Franciele Petry Schramm, Terra de Direitos
Quilombolas das três comunidades reconhecidas na cidade de Monte Alegre (PA) lotaram a Câmara de Vereadores em sessão especial realizada no último dia 18 de março. A chamada “casa do povo” foi o local onde aconteceu o lançamento do Protocolo de Consulta Prévia, Livre e Informada dos Quilombos Passagem, Nazaré do Airi e Peafú.
Esse material, elaborado pelas três comunidades através de reuniões e oficinas no último semestre, orienta como deve acontecer o processo de consulta às famílias quilombolas em casos de empreendimentos, projetos de leis ou outras medidas administrativas que possam impactar a vida das comunidades. O direito à consulta prévia, livre e informada está previsto na Convenção 169 da Organização Internacional do Trabalho (OIT), um tratado internacional ratificado pelo Brasil desde 2004.
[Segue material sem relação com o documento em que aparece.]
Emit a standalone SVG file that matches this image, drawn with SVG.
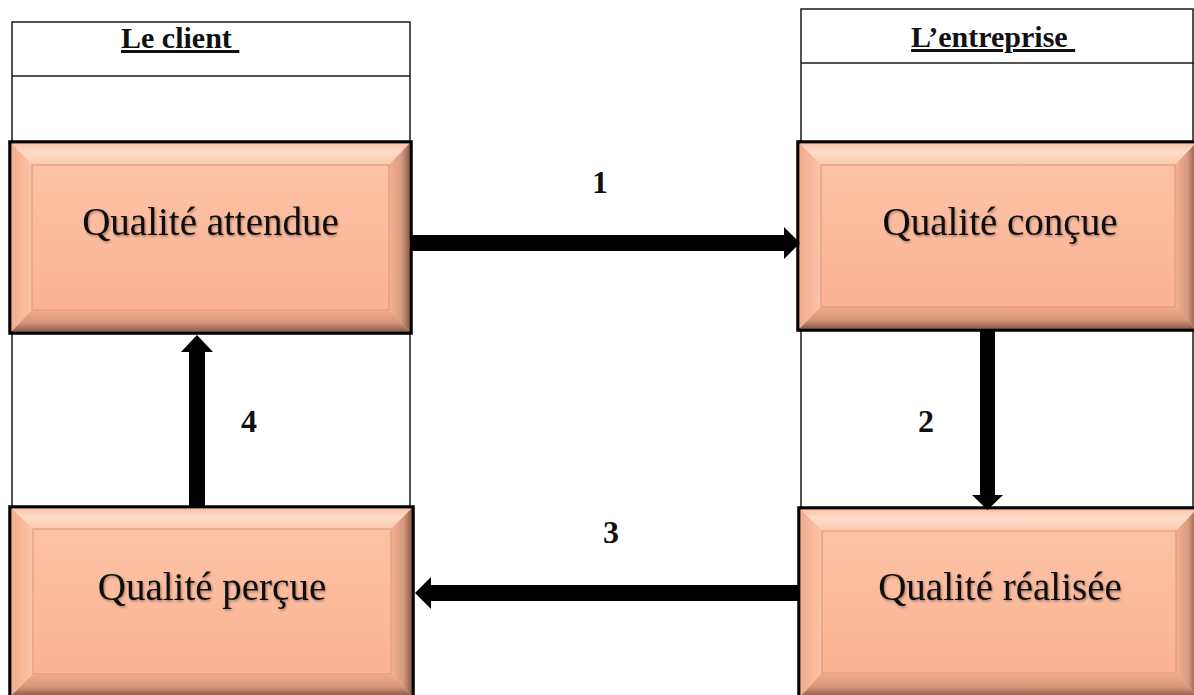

“Com o Protocolo de Consulta tem como melhorar a nossa comunidade. A gente vai tentar se organizar e tem a possibilidade de barrar qualquer coisa que venha prejudicar a própria comunidade”, destaca o quilombola Haroldo Bernardo dos Santos, presidente da Associação de Remanescente de Quilombo Passagem.
A elaboração dos Protocolos de Consulta dos Quilombos de Monte Alegre contou com apoio da Malungu – a Coordenação das Associações das Comunidades Remanescentes de Quilombos do Pará – e teve assessoria técnica da Terra de Direitos e do Núcleo de Assessoria Jurídica Popular da Universidade Federal do Oeste do Pará – o Najup Cabano.
O documento será uma garantia a mais para as comunidades, que já enfrentam desafios como a exploração de minérios e piçarras – uma pedra usada em estradas – dentro do território. Para o presidente da Associação de Remanescente de Quilombo Peafú, Jakson Valente, o Protocolo representa um avanço para os quilombos da cidade. Bisneto de uma mulher negra escravizada trazida de uma nação onde está localizada a Nigéria, Jakson lembra que defender o quilombo é defender os antepassados e os ancestrais. “A gente é um povo de resistência eu sofreu mas que continua a luta pelo nosso território e pela nossa comunidade”, destaca.
“Esse é mais um passo dado no objetivo de crescimento e desenvolvimento das comunidades”, celebra Noelma Pantoja, a presidente da Associação de Remanescentes de Quilombo Nazaré do Airi.
Avanços nas comunidades
Além da possibilidade de discutir os impactos de projetos dentro do território, o Protocolo poder ser mais um instrumento na reivindicação de políticas públicas voltadas às comunidades. E os quilombolas sabem bem da importância de, além de efetivar o acesso à terra, garantir o acesso à politicas como de saúde e educação. Com a adoção de processos seletivos especiais para indígenas e quilombolas, atualmente 37 quilombolas do Quilombo Passagem estão na Universidade Federal do Oeste do Pará (Ufopa).
Uma das estudantes da comunidade, a jovem Aline Lemos atualmente cursa Direito na Ufopa e integra o Najup Cabano, o Núcleo de Assessoria Jurídica Popular da universidade. Através desse coletivo ela pode participar da construção do Protocolo de Consulta como membra da associação quilombola, e também como assessora técnica, para ajudar às famílias a entenderem a importância e as possibilidades de um protocolo de consulta. “A gente tentou construir a partir das nossas especificidades, a partir das nossas tradições e de nossas crenças”, conta. Segundo ela, esse processo de construção permitiu que as comunidades ampliassem o entendimento do direito à consulta prévia, livre e informada. “É um instrumento jurídico à mais em defesa do nosso território. Mas o que seria isso? É um instrumento para que a gente possa por mais tempo ter um igarapé bem conservado, a nossa natureza e a nossa moradia, que já vem dos nossos antepassados, mas a gente tenta resistir a partir do direito de ser consultado”, destaca.
—
Imagem: Presidente do quilombo Nazaré do Airi, Noelma Pantonja comemora a produção do Protocolo de Consulta dos Quilombos de Monte Alegre.